Most of the group—seasoned hunters and professionals—secured birds. A few were lost in the undergrowth so effectively camouflaged that not even the dogs could retrieve them. The land took them back, and in a way, that felt appropriate. Nothing dramatic happened. After various search parties went looking for the fowl strewn below our knees, to no avail, we gave in to circumstances and went back to the barn (our headquarters) to survey the day’s bounty.

Life and Land Are Not Commodities

Hunting, I came to realize, isn’t the point. Conservation is. Hunting is just one way people connect with nature, like hiking, climbing, birdwatching, or simply sitting still and paying attention. It isn’t superior to any of those. It’s just a different form of engagement, and one that’s often misunderstood.

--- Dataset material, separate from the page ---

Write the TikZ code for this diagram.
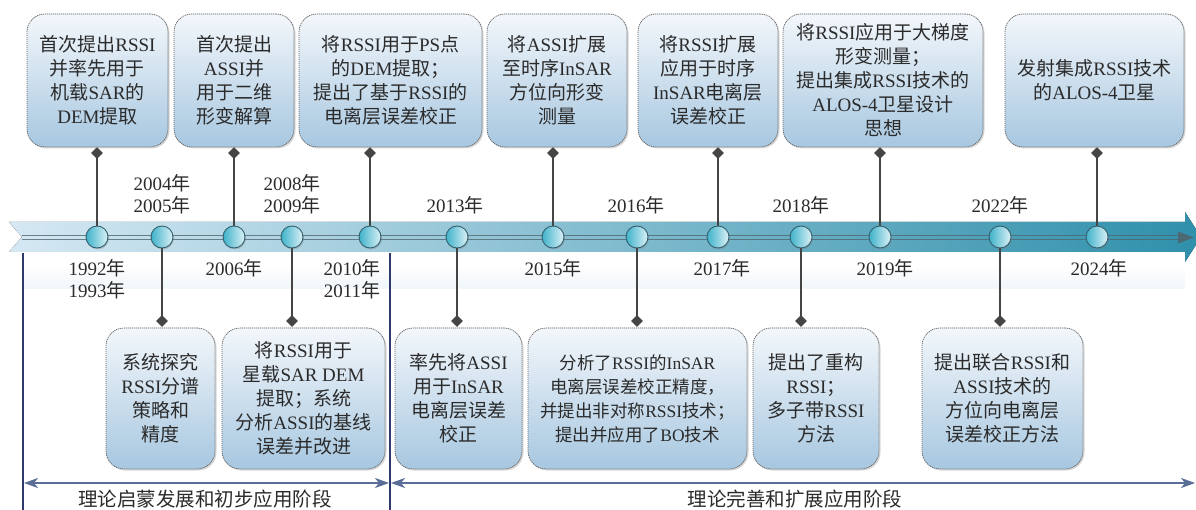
\documentclass[tikz,border=0pt]{standalone}
\usepackage{fontspec}
\setmainfont{Liberation Serif}
\newfontfamily\latinfont{Liberation Serif}
\newfontfamily\cjkfont{Noto Sans CJK SC}
\XeTeXinterchartokenstate=1
\newXeTeXintercharclass\cjkcls
\newcount\mycnt
\mycnt="4E00
\loop \XeTeXcharclass\mycnt=\cjkcls \ifnum\mycnt<"9FFF \advance\mycnt by 1 \repeat
\mycnt="3000
\loop \XeTeXcharclass\mycnt=\cjkcls \ifnum\mycnt<"303F \advance\mycnt by 1 \repeat
\mycnt="FF00
\loop \XeTeXcharclass\mycnt=\cjkcls \ifnum\mycnt<"FFEF \advance\mycnt by 1 \repeat
\XeTeXinterchartoks 0 \cjkcls = {\cjkfont}
\XeTeXinterchartoks 4095 \cjkcls = {\cjkfont}
\XeTeXinterchartoks \cjkcls 0 = {\latinfont}
\XeTeXinterchartoks \cjkcls 4095 = {\latinfont}
\XeTeXinterchartoks 4095 0 = {\latinfont}
\usetikzlibrary{shadows,arrows.meta,shapes.geometric}
\definecolor{boxtop}{HTML}{F3F7FB}
\definecolor{boxbot}{HTML}{A7C7E0}
\definecolor{boxline}{HTML}{5E5E5E}
\definecolor{txt}{HTML}{2B2B2B}
\definecolor{bandL}{HTML}{D5E8F3}
\definecolor{bandR}{HTML}{2F90AB}
\definecolor{circL}{HTML}{3DB2CA}
\definecolor{circR}{HTML}{DDF1F6}
\definecolor{circline}{HTML}{35606F}
\definecolor{conn}{HTML}{454545}
\definecolor{phase}{HTML}{5B6E97}
\definecolor{divider}{HTML}{2E3A6B}
\definecolor{midline}{HTML}{4F6670}
\definecolor{refl}{HTML}{E6F1F7}
\begin{document}
\begin{tikzpicture}[x=1pt,y=-1pt,
  evbox/.style={draw=boxline, line width=0.7pt, dash pattern=on 1.2pt off 0.8pt,
    rounded corners=18pt, top color=boxtop, bottom color=boxbot, align=center,
    text=txt, font=\fontsize{19}{24}\selectfont, inner sep=0pt,
    drop shadow={shadow xshift=1.5pt, shadow yshift=-1.5pt, opacity=0.3}},
  dot/.style={circle, minimum size=22pt, inner sep=0pt, draw=circline, line width=0.9pt,
    left color=circL, right color=circR,
    drop shadow={shadow xshift=1pt, shadow yshift=-1.5pt, opacity=0.35}},
  dia/.style={diamond, fill=conn, minimum size=12pt, inner sep=0pt},
  connline/.style={draw=conn, line width=1.2pt},
  yr/.style={font=\fontsize{19}{22}\selectfont, text=txt, align=center, inner sep=0pt},
  divline/.style={draw=divider, line width=1.6pt},
  phasearrow/.style={draw=phase, line width=2pt, {Stealth[length=14pt,width=10pt,inset=4pt]}-{Stealth[length=14pt,width=10pt,inset=4pt]}},
  phaselbl/.style={font=\fontsize{19.5}{22}\selectfont, text=txt, inner sep=0pt}
]
\useasboundingbox (0,0) rectangle (1196,510);
\fill[white] (0,0) rectangle (1196,510);

% faint reflection under the band
\shade[top color=white, bottom color=refl, opacity=0.6] (22,266) rectangle (1185,289);

% band
\fill[left color=bandL, right color=bandR] (9,222) -- (1185,222) -- (1185,212) -- (1201,237)
  -- (1185,262) -- (1185,252) -- (9,252) -- (22,237) -- cycle;
\draw[midline, line width=0.8pt, opacity=0.8] (22,235.8) -- (1186,235.8);
\draw[midline, line width=0.8pt, opacity=0.8] (22,239.2) -- (1186,239.2);
\fill[midline, opacity=0.9] (1178,231.5) -- (1194,237.5) -- (1178,243.5) -- cycle;

% dividers and phase arrows
\draw[divline] (23,253) -- (23,510);
\draw[divline] (390,253) -- (390,510);
\coordinate (L0) at (24,483);
\coordinate (L1) at (389,483);
\coordinate (R0) at (391,483);
\coordinate (R1) at (1195,483);
\draw[phasearrow] (L0) -- (L1);
\draw[phasearrow] (R0) -- (R1);
\node[phaselbl] (ph1) at (205,499) {理论启蒙发展和初步应用阶段};
\node[phaselbl] (ph2) at (795,499) {理论完善和扩展应用阶段};

% timeline points
\node[dot] (p1) at (97,237) {};
\node[dot] (p2) at (162,237) {};
\node[dot] (p3) at (234,237) {};
\node[dot] (p4) at (292,237) {};
\node[dot] (p5) at (370,237) {};
\node[dot] (p6) at (457,237) {};
\node[dot] (p7) at (553,237) {};
\node[dot] (p8) at (637,237) {};
\node[dot] (p9) at (718,237) {};
\node[dot] (p10) at (801,237) {};
\node[dot] (p11) at (880,237) {};
\node[dot] (p12) at (1000,237) {};
\node[dot] (p13) at (1097,237) {};

% years
\node[yr] (y1) at (97,279.5) {1992年\\1993年};
\node[yr] (y2) at (162,194) {2004年\\2005年};
\node[yr] (y3) at (234,268) {2006年};
\node[yr] (y4) at (292,194) {2008年\\2009年};
\node[yr] (y5) at (352,279.5) {2010年\\2011年};
\node[yr] (y6) at (455,205) {2013年};
\node[yr] (y7) at (553,268) {2015年};
\node[yr] (y8) at (636,205) {2016年};
\node[yr] (y9) at (722,268) {2017年};
\node[yr] (y10) at (801,205) {2018年};
\node[yr] (y11) at (885,268) {2019年};
\node[yr] (y12) at (1000,205) {2022年};
\node[yr] (y13) at (1099,268) {2024年};

% diamonds
\node[dia] (d1) at (97,153) {};
\node[dia] (d3) at (234,153) {};
\node[dia] (d5) at (370,153) {};
\node[dia] (d7) at (553,153) {};
\node[dia] (d9) at (718,153) {};
\node[dia] (d11) at (880,153) {};
\node[dia] (d13) at (1097,153) {};
\node[dia] (e2) at (162,321) {};
\node[dia] (e4) at (292,321) {};
\node[dia] (e6) at (457,321) {};
\node[dia] (e8) at (637,321) {};
\node[dia] (e10) at (801,321) {};
\node[dia] (e12) at (1000,321) {};

% connectors
\foreach \i in {1,3,5,7,9,11,13} { \draw[connline] (d\i.center) -- (p\i.north); }
\foreach \i in {2,4,6,8,10,12} { \draw[connline] (p\i.south) -- (e\i.center); }

% top boxes
\node[evbox, minimum width=141pt, minimum height=133pt] (b1) at (97.5,80.5)
  {首次提出RSSI\\并率先用于\\机载SAR的\\DEM提取};
\node[evbox, minimum width=120pt, minimum height=133pt] (b2) at (234,80.5)
  {首次提出\\ASSI并\\用于二维\\形变解算};
\node[evbox, minimum width=183pt, minimum height=133pt] (b3) at (390.5,80.5)
  {将RSSI用于PS点\\的DEM提取；\\提出了基于RSSI的\\电离层误差校正};
\node[evbox, minimum width=140pt, minimum height=133pt] (b4) at (557,80.5)
  {将ASSI扩展\\至时序InSAR\\方位向形变\\测量};
\node[evbox, minimum width=140pt, minimum height=133pt] (b5) at (708,80.5)
  {将RSSI扩展\\应用于时序\\InSAR电离层\\误差校正};
\node[evbox, minimum width=200pt, minimum height=133pt] (b6) at (883,80.5)
  {将RSSI应用于大梯度\\形变测量；\\提出集成RSSI技术的\\ALOS-4卫星设计\\思想};
\node[evbox, minimum width=179pt, minimum height=133pt] (b7) at (1094.5,80.5)
  {发射集成RSSI技术\\的ALOS-4卫星};

% bottom boxes
\node[evbox, minimum width=109pt, minimum height=141pt] (c1) at (160.5,398.5)
  {系统探究\\RSSI分谱\\策略和\\精度};
\node[evbox, minimum width=163pt, minimum height=141pt] (c2) at (303.5,398.5)
  {将RSSI用于\\星载SAR DEM\\提取；系统\\分析ASSI的基线\\误差并改进};
\node[evbox, minimum width=127pt, minimum height=141pt] (c3) at (458.5,398.5)
  {率先将ASSI\\用于InSAR\\电离层误差\\校正};
\node[evbox, minimum width=219pt, minimum height=141pt, font=\fontsize{17.5}{24}\selectfont] (c4) at (637.5,398.5)
  {分析了RSSI的InSAR\\电离层误差校正精度，\\并提出非对称RSSI技术；\\提出并应用了BO技术};
\node[evbox, minimum width=126pt, minimum height=141pt] (c5) at (816,398.5)
  {提出了重构\\RSSI；\\多子带RSSI\\方法};
\node[evbox, minimum width=161pt, minimum height=141pt] (c6) at (1002.5,398.5)
  {提出联合RSSI和\\ASSI技术的\\方位向电离层\\误差校正方法};
\end{tikzpicture}
\end{document}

Most people who hunt don’t do it because they enjoy taking life. They do it because they care about the living systems that support it. They want to be part of those systems rather than remain distanced from them. And they understand that without stewardship, open land disappears, habitats shrink, and the species tied to them lose their place. Not through malice, but through neglect and development.

As Aldo Leopold warned, “Nothing could be more salutary at this stage than a little healthy contempt for a plethora of material blessings.” In an age of constant access to food, comfort, and convenience, it’s easy to forget that nature isn’t something we consume; it’s something we depend on. And dependence, when acknowledged honestly, requires limits. It requires care and restraint.

In the end, hunting isn’t really about taking life. It’s about understanding it—its balance, its fragility, and the responsibility that comes with being part of the system instead of a threat to it. And whether you carry a shotgun or simply show up willing to observe, that awareness is what really matters.